If in doubt, split your 26 items into two subtests, based on +ve and -ve loadings on the first residual contrast. Measure everyone on the two subtests. Cross-plot the measures. What is their correlation? Do you see two versions of the same story about the persons, or are they different stories? Which people are off-diagonal? Is that important? If only a few people are noticeably off-diagonal, or off-diagonal deviance would not lead to any action, then you have a substantively unidimensional test. A straightforward way to obtain the correlation is to write out a PFILE= output file for each subtest. Read the measures into EXCEL and have it produce their Pearson correlation. If R1 and R2 are the reliabilities of the two subtests, and C is the correlation of their ability estimates reported by Excel, then their latent (error-disattenuated) correlation approximates C / sqrt (R1*R2). If this approaches 1.0, then the two subtests are statistically telling the same story. But you may have a "Fahrenheit-Celsius" equating situation if the best fit line on the plot departs from a unit slope.
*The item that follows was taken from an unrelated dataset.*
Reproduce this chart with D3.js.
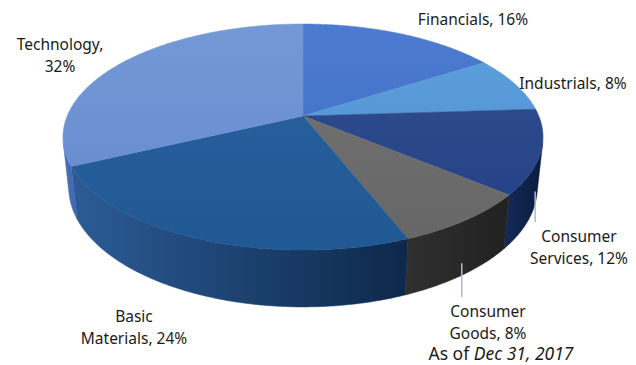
<!DOCTYPE html>
<html>
<head>
<meta charset="utf-8">
<script src="https://cdn.jsdelivr.net/npm/d3@7"></script>
<style>
  html, body { margin: 0; padding: 0; background: #fff; }
  svg { display: block; }
  text { font-family: "Noto Sans", "DejaVu Sans", sans-serif; fill: #1a1a1a; }
</style>
</head>
<body>
<div id="chart"></div>
<script>
// data
var sectors = ["Financials", "Industrials", "Consumer Services", "Consumer Goods", "Basic Materials", "Technology"];
var shares = [16, 8, 12, 8, 24, 32];
var labelLines = [
  ["Financials, 16%"],
  ["Industrials, 8%"],
  ["Consumer", "Services, 12%"],
  ["Consumer", "Goods, 8%"],
  ["Basic", "Materials, 24%"],
  ["Technology,", "32%"]
];
var asOfDate = "Dec 31, 2017";

// styles
var topColors = [["#4c7bd0", "#3c6bc4"], ["#5fa0dc", "#4a8bd2"], ["#34508f", "#203f84"],
                 ["#747474", "#666666"], ["#2a63a0", "#1f5893"], ["#7598d6", "#6388cd"]];
var sideColors = [["#2a56a8", "#1d4590"], ["#3a78bd", "#2a62a4"], ["#142a58", "#0c1b3d"],
                  ["#303030", "#212121"], ["#2c5c96", "#0d284a"], ["#4a72ba", "#3f66b0"]];
// label layout (text anchor centre x, first baseline y)
var labelPos = [[473, 25], [573, 89], [579, 242], [488, 317], [134, 322], [60, 50]];
var leaderEnd = [null, null, 222, 297, null, null];

var width = 636, height = 365;
var cx = 303, cy = 116, f = 1124, D = 4.766, tilt = Math.asin(0.4627), thick = 0.243;

function project(theta, r, y) {
  var X = r * Math.sin(theta), Z = r * Math.cos(theta);
  var up = y * Math.cos(tilt) + Z * Math.sin(tilt);
  var depth = D + Z * Math.cos(tilt) - y * Math.sin(tilt);
  return [cx + f * X / depth, cy - f * up / depth];
}

function arcPts(a0, a1, y) {
  var n = Math.max(2, Math.ceil((a1 - a0) / 0.01));
  return d3.range(n + 1).map(function (i) { return project(a0 + (a1 - a0) * i / n, 1, y); });
}

var pie = d3.pie().sort(null).value(function (d) { return d; }).startAngle(0).endAngle(2 * Math.PI);
var arcs = pie(shares);

var svg = d3.select("#chart").append("svg")
  .attr("width", width)
  .attr("height", height);

var defs = svg.append("defs");
var line = d3.line();

// visible part of the cylinder wall
var visA = Math.acos(-1 / (D * Math.cos(tilt)));
var visB = 2 * Math.PI - visA;

arcs.forEach(function (a, i) {
  var s = Math.max(a.startAngle, visA), e = Math.min(a.endAngle, visB);
  if (e <= s) return;
  var topPts = arcPts(s, e, 0);
  var botPts = arcPts(s, e, -thick).reverse();
  var pts = topPts.concat(botPts);
  var xs = pts.map(function (p) { return p[0]; });
  var g = defs.append("linearGradient")
    .attr("id", "side" + i)
    .attr("gradientUnits", "userSpaceOnUse")
    .attr("x1", d3.min(xs)).attr("x2", d3.max(xs))
    .attr("y1", 0).attr("y2", 0);
  g.append("stop").attr("offset", "0%").attr("stop-color", sideColors[i][0]);
  g.append("stop").attr("offset", "100%").attr("stop-color", sideColors[i][1]);
  svg.append("path")
    .attr("d", line(pts) + "Z")
    .attr("fill", "url(#side" + i + ")")
    .attr("stroke", "url(#side" + i + ")")
    .attr("stroke-width", 0.5);
});

arcs.forEach(function (a, i) {
  var pts = [project(0, 0, 0)].concat(arcPts(a.startAngle, a.endAngle, 0));
  var g = defs.append("linearGradient")
    .attr("id", "top" + i)
    .attr("gradientUnits", "userSpaceOnUse")
    .attr("x1", 0).attr("x2", 0)
    .attr("y1", 24).attr("y2", 250);
  g.append("stop").attr("offset", "0%").attr("stop-color", topColors[i][0]);
  g.append("stop").attr("offset", "100%").attr("stop-color", topColors[i][1]);
  svg.append("path")
    .attr("d", line(pts) + "Z")
    .attr("fill", "url(#top" + i + ")")
    .attr("stroke", "url(#top" + i + ")")
    .attr("stroke-width", 0.5);
});

// leader lines
arcs.forEach(function (a, i) {
  if (leaderEnd[i] == null) return;
  var p = project((a.startAngle + a.endAngle) / 2, 1, -thick);
  svg.append("line")
    .attr("x1", p[0]).attr("x2", p[0])
    .attr("y1", p[1] - 12).attr("y2", leaderEnd[i])
    .attr("stroke", "#a9bbd3")
    .attr("stroke-width", 1.5);
});

// labels
labelLines.forEach(function (lines, i) {
  var t = svg.append("text")
    .attr("text-anchor", "middle")
    .style("font-size", "15.5px");
  lines.forEach(function (s, j) {
    t.append("tspan")
      .attr("x", labelPos[i][0])
      .attr("y", labelPos[i][1] + j * 22)
      .text(s);
  });
});

var note = svg.append("text")
  .attr("x", 501)
  .attr("y", 360)
  .attr("text-anchor", "middle")
  .style("font-size", "17.5px");
note.append("tspan").text("As of ");
note.append("tspan").style("font-style", "italic").text(asOfDate);
</script>
</body>
</html>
You can do a similar investigation for the second contrast of size 2.4, and third of size 1.9, but each time the motivation for doing more than dropping an off-dimension item or two becomes weaker. Since random data can have eigenvalues of size 1.4, there is little motivation to look at your 5th contrast.
"Variance explained" is a newly developing area in Rasch methodology. We learn something new about it every month or so. Perhaps you will contribute to this. So there are no rules, only tentative guidelines based on the current state of theory and empirical experience.
1. Originally Winsteps implemented 3 algorithms for computing variance-explained. Most people used the default algorithm (based on standardized residuals). User experience indicates that one of the other two algorithms was much more accurate in apportioning explained and unexplained variance. So, in the current version of Winsteps, this other algorithm (based on raw residuals) had become the algorithm for this part of the computation. The three algorithms are still implemented for the decomposition of the unexplained variance into contrasts (raw residuals, standardized residuals and logit residuals), and the default remains the standardized residuals for this part of the computation.
2. www.rasch.org/rmt/rmt221j.htm shows the expected decomposition of raw variance into explained variance and unexplained variance under different conditions.
Since the rules are only guidelines, please always verify their applicability in your particular situation. A meaningful way of doing this is to compute the person measures for each of what might be the biggest two dimensions in the data, and then to cross-plot those measures. Are the differences between the measures big enough, and pervasive enough, to be classified as "two dimensions" (and perhaps reported separately) or are they merely a minor perturbation in the data. For instance, in arithmetic, word-problems, abstract-problems and concrete-problems have different response profiles (and so noticeable contrasts), but they are rarely treated as different "dimensions".